To date, the agency has not conducted a risk assessment on having the information published online.

However, it is discovered that due to poor coding, a hostile foreign agency could hack the agency’s firewall to access all public content, as well as information in a private back-end database not intended for public release. 

Allowing hackers to access to such a range of information would lead to a catastrophic compromise of information and irreparably damage the reputation of the agency.

Lessons – what should have happened

The agency made several errors in this scenario.

The agency should have:

Considered the risks of official or government information becoming compromised

Agencies must factor more than protective markings into their risk assessments when considering the compromise of official or government information. 
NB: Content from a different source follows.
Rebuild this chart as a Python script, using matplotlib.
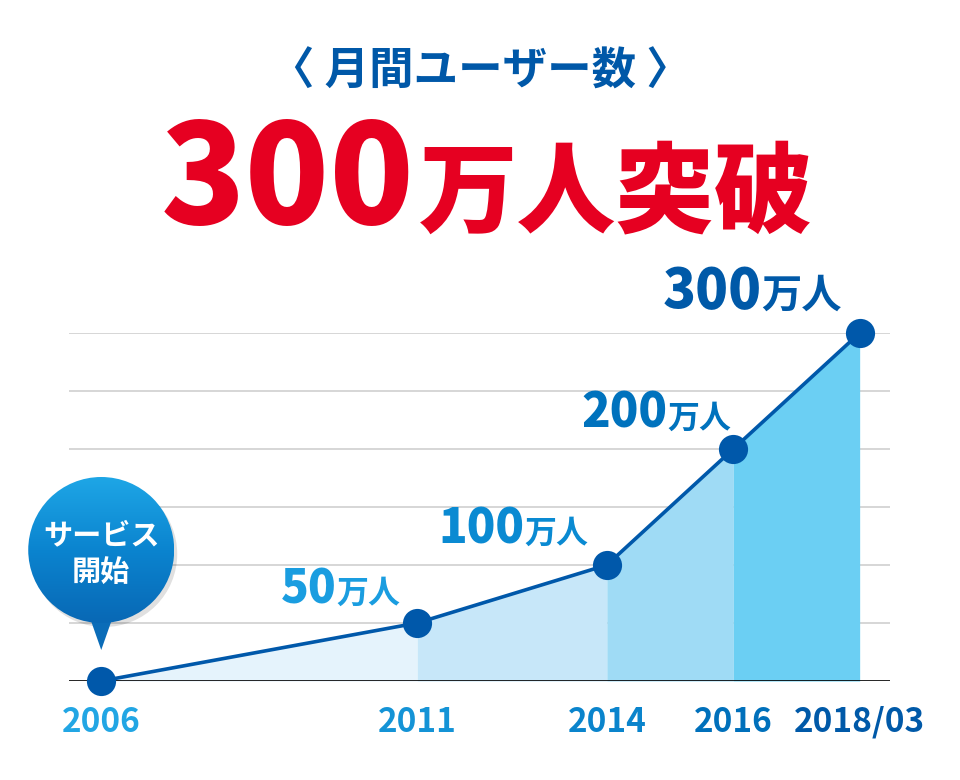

As part of a risk assessment a Business Impact Level (BIL) assessment should consider the value of information beyond the protective marking of sections of information or individual documents.

This is particularly relevant to aggregated information, whether it is aggregated on an internal database or accessible in a way that allows it to be aggregated, for example, non-protectively marked information publically available online. 

Special consideration should be given to aggregated information because while the individual components or documents may be assessed to have low value or be non-protectively marked when in isolation, the business impact from the compromise of that information combined may be very high and/or warrant a national security classification.

Considered the effect of having aggregated information compromised

Agencies should consider the effect of a compromise to aggregated information on functionality and the provision of services, client/customer assurance and confidentiality and operational, reputational and/or monetary capability.

Appropriately protected its information and used correct information storage methods

Agencies must ensure they appropriately protect their aggregated information and the devices and/or methods for storing that information:

  • outward/client-facing websites should be appropriately firewalled, coded and have gateway technology applied to prevent unauthorised access or extraction
  • a code audit should be regularly conducted of any web applications to identify any potential vulnerabilities
  • application and web server whitelisting should be used to prevent unauthorised or unwanted execution of files
  • patches for online services (including the maintenance of information-only web pages) and associated web-servers should be actioned as a priority by the agency’s IT support the protection given to data storage devices must be commensurate with the business impact of the compromise of the aggregate of information stored on those devices
  • systems that store or host content should be resilient and responsive to incidents, crises and disasters.

For example:

  • Is ICT equipment, such as servers, protected from physical threats such as flooding, fire, power surges or access from unauthorised persons?
  • Is there a backup ICT system or business continuity plan in place should the primary system fail?
  • Are there plans/procedures in place for high volume usage/access during emergencies?